Connectors¶
Connectors allow reading and writing data to and from external sources. This concept is similar to Presto Connectors. The TableScanNode operator reads external data via a connector. The TableWriteNode operator writes data externally via a connector. The various connector interfaces in Velox are described below.
Connector Interface¶
Interface Name |
Description |
---|---|
ConnectorSplit |
A chunk of data to process. For example, a single file. |
DataSource |
Provides methods to consume and process a split. A DataSource can optionally consume a dynamic filter during execution to prune some rows from the output vector. |
DataSink |
Provides methods to write a Velox vector externally. |
Connector |
Allows creating instances of a DataSource or a DataSink. |
Connector Factory |
Enables creating instances of a particular connector. |
Velox provides Hive and TPC-H Connectors out of the box. Let’s see how the above connector interfaces are implemented in the Hive Connector in detail below.
Hive Connector¶
The Hive Connector is used to read and write data files (Parquet, DWRF) residing on an external storage (S3, HDFS, GCS, Linux FS).
HiveConnectorSplit¶
The HiveConnectorSplit describes a data chunk using parameters including file-path, file-format, start, length, storage format, etc.. It is not necessary to specify start and length values that align with row boundaries. For example, in a Parquet file, those row groups with offset in the range of [start, length) are processed as part of the split. For a given a set of files, users or applications are responsible for defining the splits.
HiveDataSource¶
The HiveDataSource implements the addSplit API that consumes a HiveConnectorSplit. It creates a file reader based on the file format, offset, and length. The supported file formats are DWRF and Parquet. The next API processes the split and returns a batch of rows. Users can continue to call next until all the rows in the split are fully read. HiveDataSource allows adding a dynamic filter using the addDynamicFilter API. This allows supporting Dynamic Filter Pushdown.
HiveDataSink¶
The HiveDataSink writes vectors to files on disk. The supported file formats are DWRF and Parquet. The parameters to HiveDataSink also include column names, sorting, partitioning, and bucketing information. The appendData API instantiates a file writer based on the above parameters and writes a vector to disk.
HiveConnector¶
The HiveConnector implements the createDataSource connector API to create instances of HiveDataSource. It also implements the createDataSink connector API to create instances of HiveDataSink. One of the parameters to these APIs is ConnectorQueryCtx, which provides means to specify a memory pool and connector configuration.
HiveConnectorFactory¶
The HiveConnectorFactory enabled creating instances of the HiveConnector. A connector name say “hive” is required to register the HiveConnectorFactory. Multiple instances of the HiveConnector can then be created by using the newConnector API by specifying a connectorId and connector configuration listed here. Multiple instances of a connector are required if you have multiple external sources and each require a different configuration.
Storage Adapters¶
Hive Connector allows reading and writing files from a variety of distributed storage systems. The supported storage API are S3, HDFS, GCS, Linux FS.

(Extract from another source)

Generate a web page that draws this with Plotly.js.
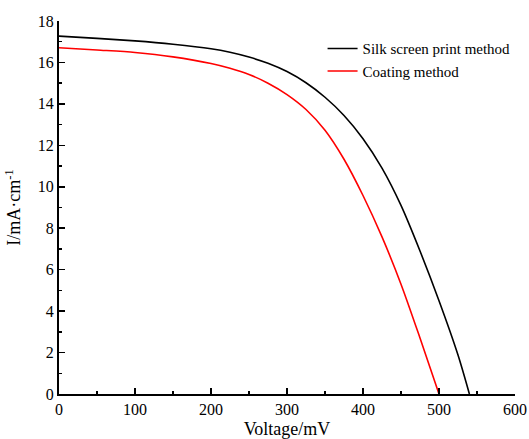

S3 is supported using the AWS SDK for C++ library. S3 supported schemes are s3:// (Amazon S3, Minio), s3a:// (Hadoop 3.x), s3n:// (Deprecated in Hadoop 3.x), oss:// (Alibaba cloud storage), and cos://, cosn:// (Tencent cloud storage).
HDFS is supported using the Apache Hawk libhdfs3 library. HDFS supported schemes are hdfs://.
GCS is supported using the Google Cloud Platform C++ Client Libraries. GCS supported schemes are gs://.